Q.1 (a) The battle of Plassey was “not a great battle but a great betrayal.” Comment.
The Battle of Plassey was a decisive victory of the British East India Company over the Nawab of Bengal, Sirajudaullah on 23 June 1757.
Before the battle, British, worried about being outnumbered and also French help to Nawab, formed a conspiracy mainly with Siraj-ud-Daulah’s demoted army chief Mir Jafar, along with others such as Yar Lutuf Khan, Jagat Seths, Omichund and Rai Durlabh.
Popular discontent against the Nawab flourished in his own court. The Seths, the traders of Bengal, were in perpetual fear for their wealth under the reign of Siraj, contrary to the situation under Alivardi’s reign.
William Watts, the Company representative at the court of Siraj, informed Clive about a conspiracy at the court to overthrow the ruler. The conspirators included Mir Jafar, Rai Durlabh, Yar Lutuf Khan Jagat Seths and Omichund, a merchant and several officers in the army.
When communicated in this regard by Mir Jafar, Clive referred it to the select committee in Calcutta. The committee passed a resolution in support of the alliance. A treaty was drawn between the British and Mir Jafar to raise him to the throne of the Nawab in return for support to the British in the field of battle and the bestowal of large sums of money upon them as compensation for the attack on Calcutta.
On 23rd June 1757 was the Battle of Plassey fought between the armies of Siraj-ud-daula and Clive. The Nawab’s army contained 50,000 infantry, 28,000 Cavalry and Clive’s army consisted only 3,000 men including English Soldiers. Out of three division of Nawab, One division was commanded by Mir Jafar. From the beginning of the battle, Mir Jafar, Rai Durlabh and Yar Lutuf Khan assembled their troops near the battlefield but made no move to actually join the battle.

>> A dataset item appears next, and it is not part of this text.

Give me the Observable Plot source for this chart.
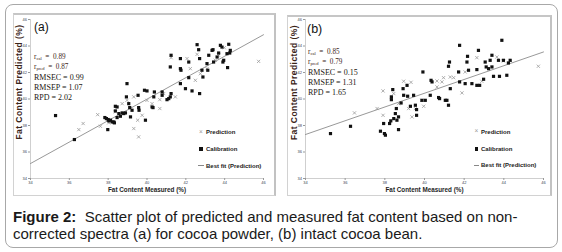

Siraj, who distrusted his generals and had already been warned of impending defeat by his astrologer (who had possibly been bribed), lost his nerve when Mir Jafar advised retreat. Siraj fled on a fast camel. His demoralized army followed suit. He was killed by Miran, the son of Mirzafar.
The battle of Plassey was not important from the military view-point. It was a mere skirmish. No military superiority was shown by the English army. The Nawab’s camp was deserted that lead to victory of Lord Clive. Lord Clive’s diplomacy excelled which assured win even before the real battle. He won the battle almost without fighting. The battle was not won by military might but deceit. According to some historians: it was a transaction in which the bankers of Bengal and Mir Jafar sold out Nawab to the English.”
Hence, the battle was Plassey was not a great battle but a great betrayal.